What you need to do
Return the material exactly, first line through the line containing "(0,0) rectangle (1568,1066);", and nothing more. Pictures stay out.

Available data

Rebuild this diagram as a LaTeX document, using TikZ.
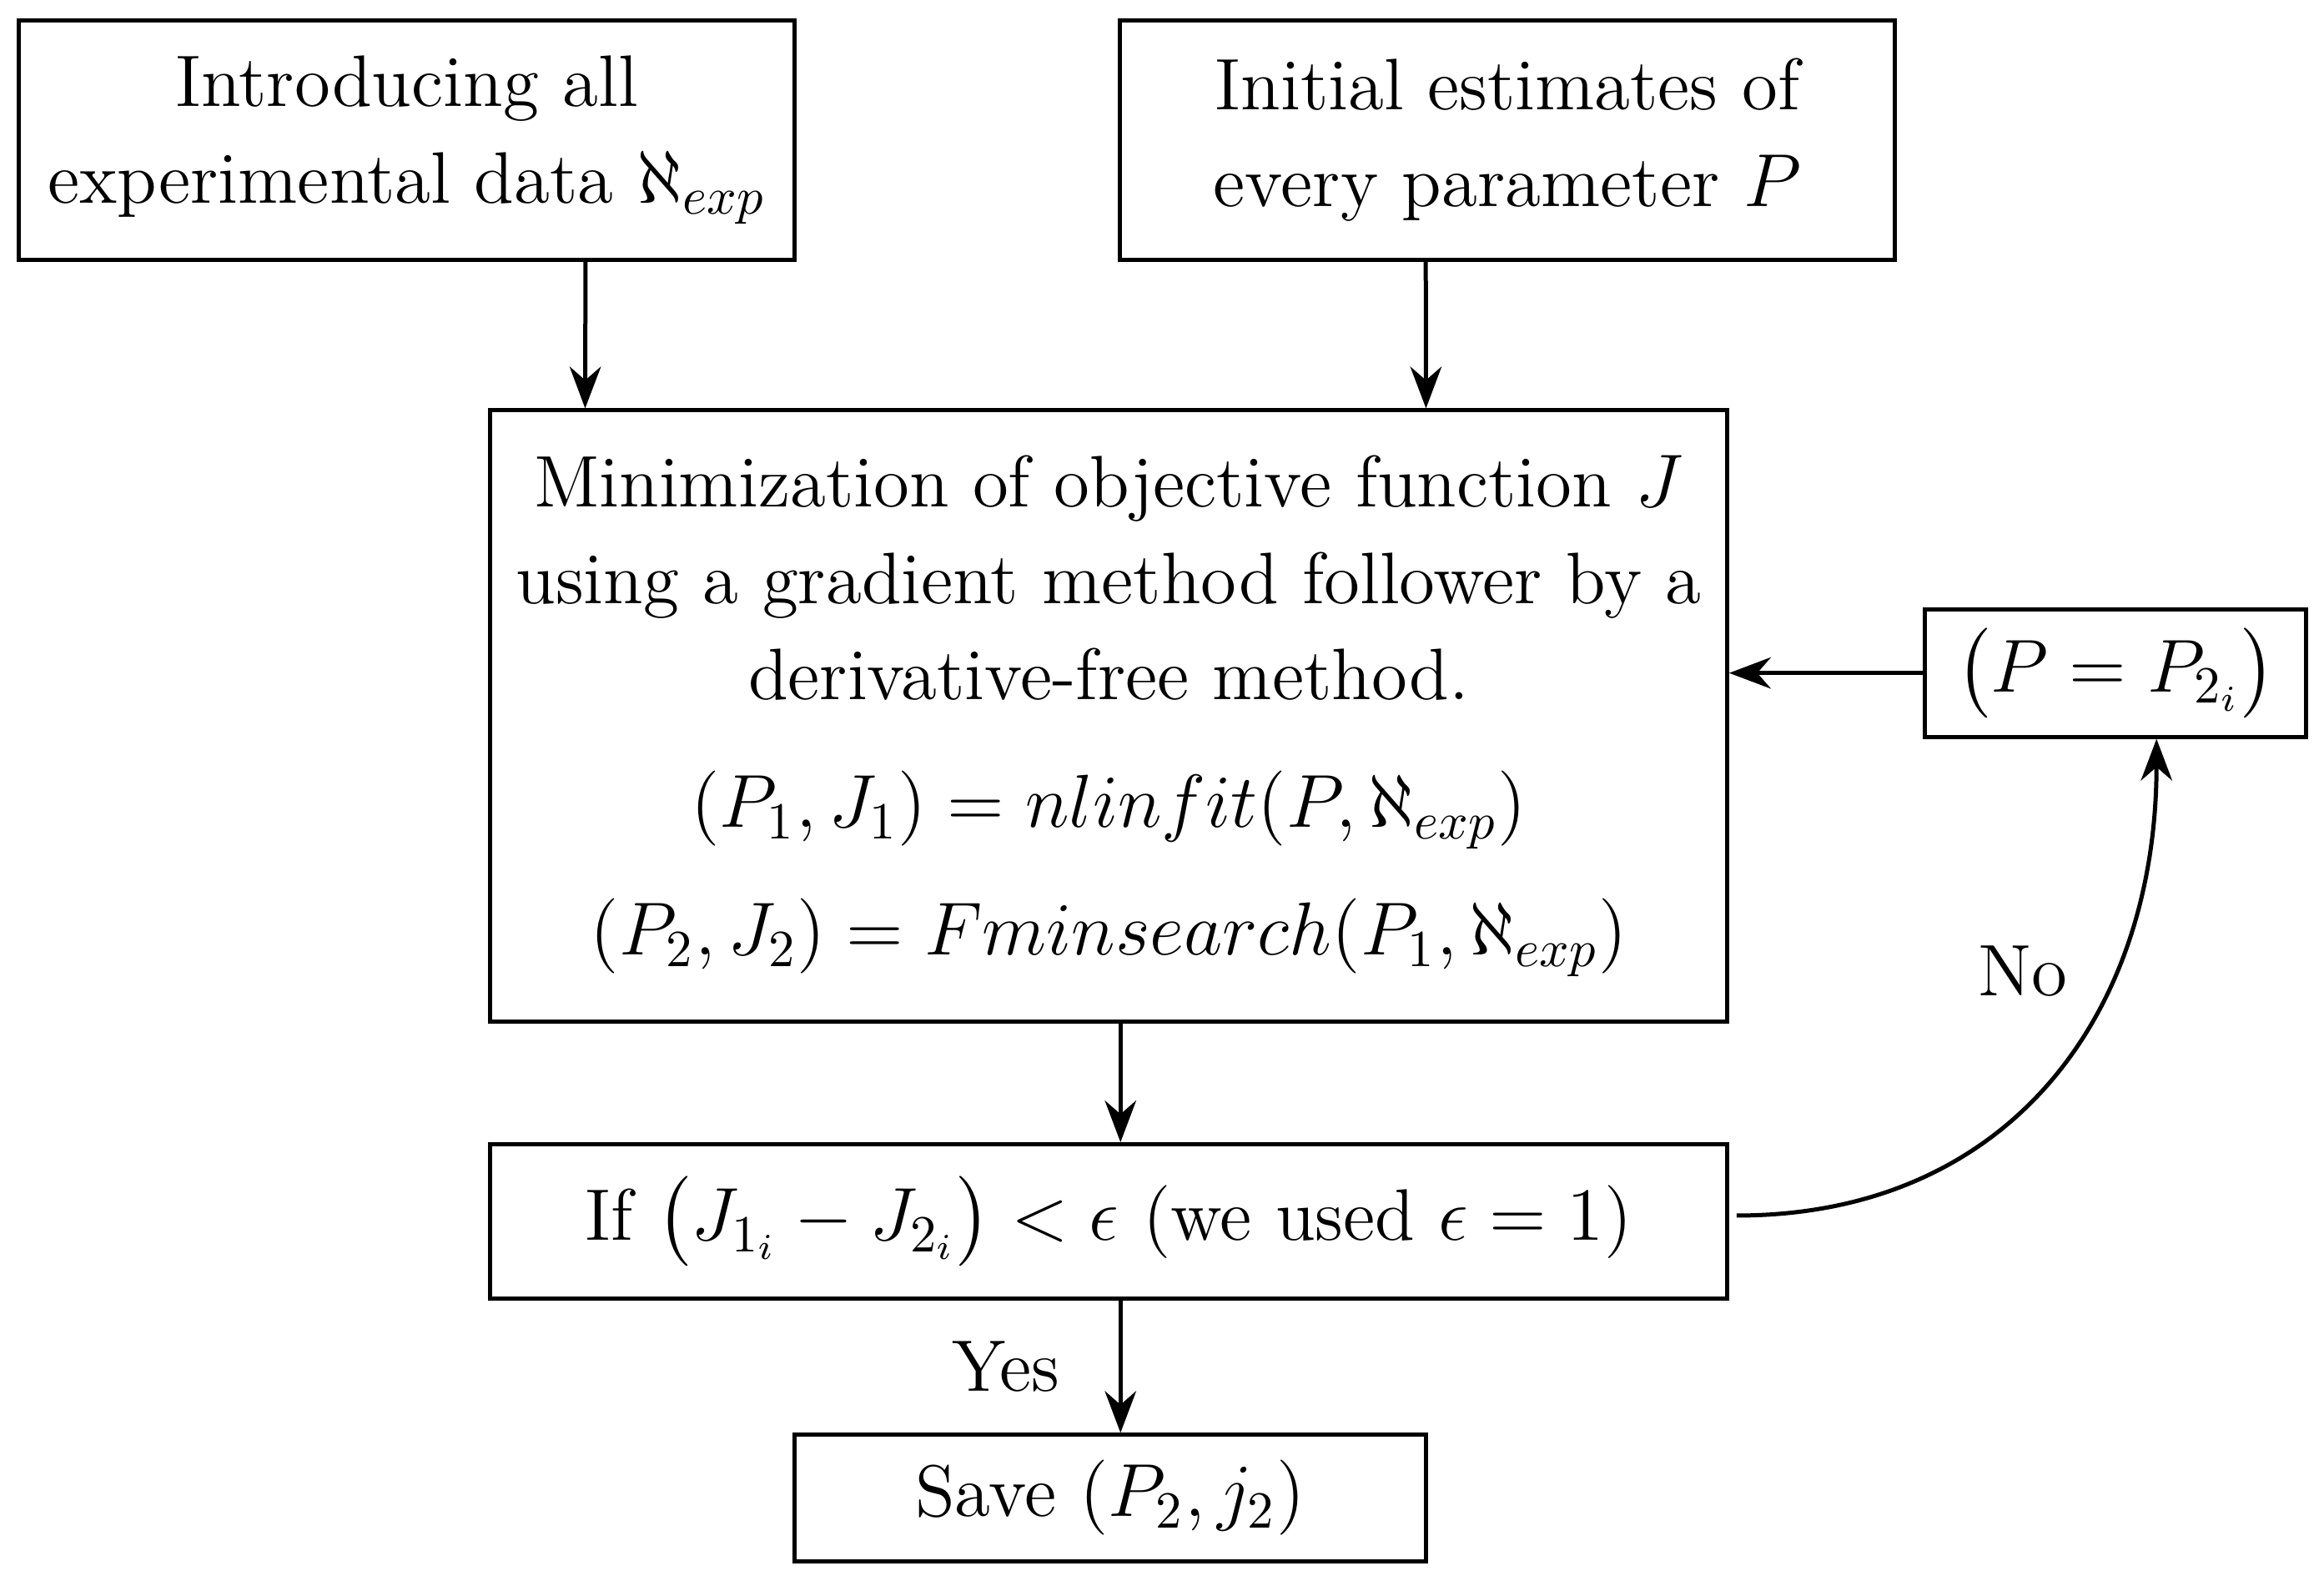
\documentclass[tikz,border=0pt]{standalone}
\usepackage{amsmath}
\usetikzlibrary{arrows.meta}

\tikzset{
  box/.style={draw, thick, inner sep=0pt, align=center,
    font=\fontsize{14}{18.5}\selectfont},
  flow/.style={-{Stealth[length=8pt,width=6pt]}, thick}
}

\begin{document}
\begin{tikzpicture}[x=0.01cm, y=-0.01cm]
  \useasboundingbox (0,0) rectangle (1568,1066);

  \node[box, minimum width=5.23cm, minimum height=1.61cm] (data) at (274.5,94.5)
    {Introducing all\\ experimental data $\aleph_{exp}$};
  \node[box, minimum width=5.22cm, minimum height=1.61cm] (init) at (1017,94.5)
    {Initial estimates of\\ every parameter $P$};
  \node[box, minimum width=8.34cm, minimum height=4.12cm] (mini) at (748,483)
    {Minimization of objective function $J$\\
     using a gradient method follower by a\\
     derivative-free method.\\[6pt]
     $(P_1,J_1)=nlinfit(P,\aleph_{exp})$\\[6pt]
     $(P_2,J_2)=Fminsearch(P_1,\aleph_{exp})$};
  \node[box, minimum width=2.57cm, minimum height=0.86cm] (upd) at (1427.5,454)
    {$\bigl(P=P_{2_i}\bigr)$};
  \node[box, minimum width=8.34cm, minimum height=1.04cm] (test) at (748,824)
    {If $\bigl(J_{1_i}-J_{2_i}\bigr)<\epsilon$ (we used $\epsilon=1$)};
  \node[box, minimum width=4.26cm, minimum height=0.85cm] (save) at (749,1010.5)
    {Save $(P_2,j_2)$};

  \draw[flow] ([xshift=1.205cm]data.south) -- ([xshift=-3.53cm]mini.north);
  \draw[flow] ([xshift=-0.55cm]init.south) -- ([xshift=2.14cm]mini.north);
  \draw[flow] ([xshift=0.08cm]mini.south) -- ([xshift=0.08cm]test.north);
  \draw[flow] ([xshift=0.08cm]test.south) --
    node[left, font=\fontsize{14}{18.5}\selectfont, xshift=-8pt] {Yes}
    ([xshift=0.07cm]save.north);
  \draw[flow] (upd.west) -- (upd.west -| mini.east);
  \draw[flow] ([xshift=0.05cm,yshift=0.04cm]test.east) to[out=0, in=-90, looseness=1.1]
    ([xshift=0.275cm]upd.south);
  \node[font=\fontsize{14}{18.5}\selectfont] (no) at (1365,655) {No};
\end{tikzpicture}
\end{document}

Solution for this task
Rebuild this diagram as a LaTeX document, using TikZ.
\documentclass[tikz,border=0pt]{standalone}
\usepackage{amsmath}
\usetikzlibrary{arrows.meta}

\tikzset{
  box/.style={draw, thick, inner sep=0pt, align=center,
    font=\fontsize{14}{18.5}\selectfont},
  flow/.style={-{Stealth[length=8pt,width=6pt]}, thick}
}

\begin{document}
\begin{tikzpicture}[x=0.01cm, y=-0.01cm]
  \useasboundingbox (0,0) rectangle (1568,1066);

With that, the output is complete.